Sensitivity analysis as decoration. Required Level 3 sensitivity disclosure is delivered as narrative (“a 1% change in the discount rate would result in a moderate change in fair value”) rather than as a quantitative range. Auditors no longer accept this format. The required disclosure is the actual fair value range produced by reasonable alternative input values, with the inputs and ranges identified.
Level 3 unobservable input disclosure that doesn’t disclose. The entity discloses “discount rate of 12%” or “growth rate of 5%” without showing the build-up. The required disclosure is the methodology by which the input was derived — what risk-free rate, what equity risk premium, what size and specific risk adjustments, and the source for each. A disclosed input without a documented derivation is functionally equivalent to no disclosure.
Allocation method mismatch. Using OPM for a company with confirmed near-term exit (where PWERM or hybrid is more appropriate). Using PWERM for an early-stage company without credible scenario probabilities (where the OPM’s option-like framework is more honest about the uncertainty). Using CVM for a company where preferred preferences are not in the money (where it materially distorts the common stock value). The allocation method must fit the company’s stage, capital structure, and exit visibility.

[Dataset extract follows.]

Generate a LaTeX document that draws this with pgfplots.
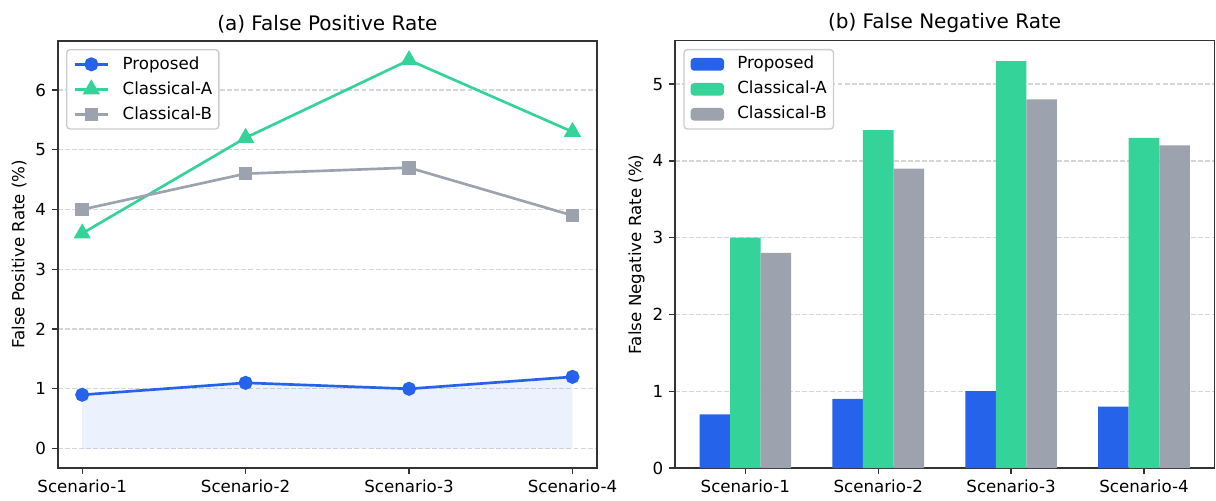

The three regimes are sometimes confused — particularly by practitioners and counsel moving from one regime into another for the first time. Three points are worth flagging.
ASC 820 and IFRS 13 are substantively converged on the fair value definition and the three-level hierarchy. The principal differences are in disclosure presentation (IFRS 13 requires somewhat more narrative discussion of valuation processes and inputs) and in the unit of account for certain financial instruments. A U.S. GAAP reporter applies ASC 820; the same valuation principles generally produce comparable conclusions under IFRS 13, though the disclosure presentation will differ.
ASC 820 and IRC §409A are distinct regimes that share the term “fair value” and the concept of independent appraisal. Section 409A applies to non-qualified deferred compensation — specifically, the determination of strike prices for stock options and similar instruments granted by private companies. The relevant standard of value under 409A is fair market value (the IRS standard), not ASC 820 fair value (the market-participant standard). The “presumption of reasonableness” framework under 409A operates through specific safe harbors, including independent appraisal. ASC 820 contains no such presumption.
ASC 820 and ASC 718 share the fair value framework but differ in scope. ASC 718 governs share-based compensation accounting; it incorporates ASC 820 for the underlying fair value measurement but adds specific rules for grant-date measurement, modification accounting, expected term, expected volatility, and forfeiture estimates. A company reporting under ASC 718 is, in effect, applying ASC 820 within a more constrained framework.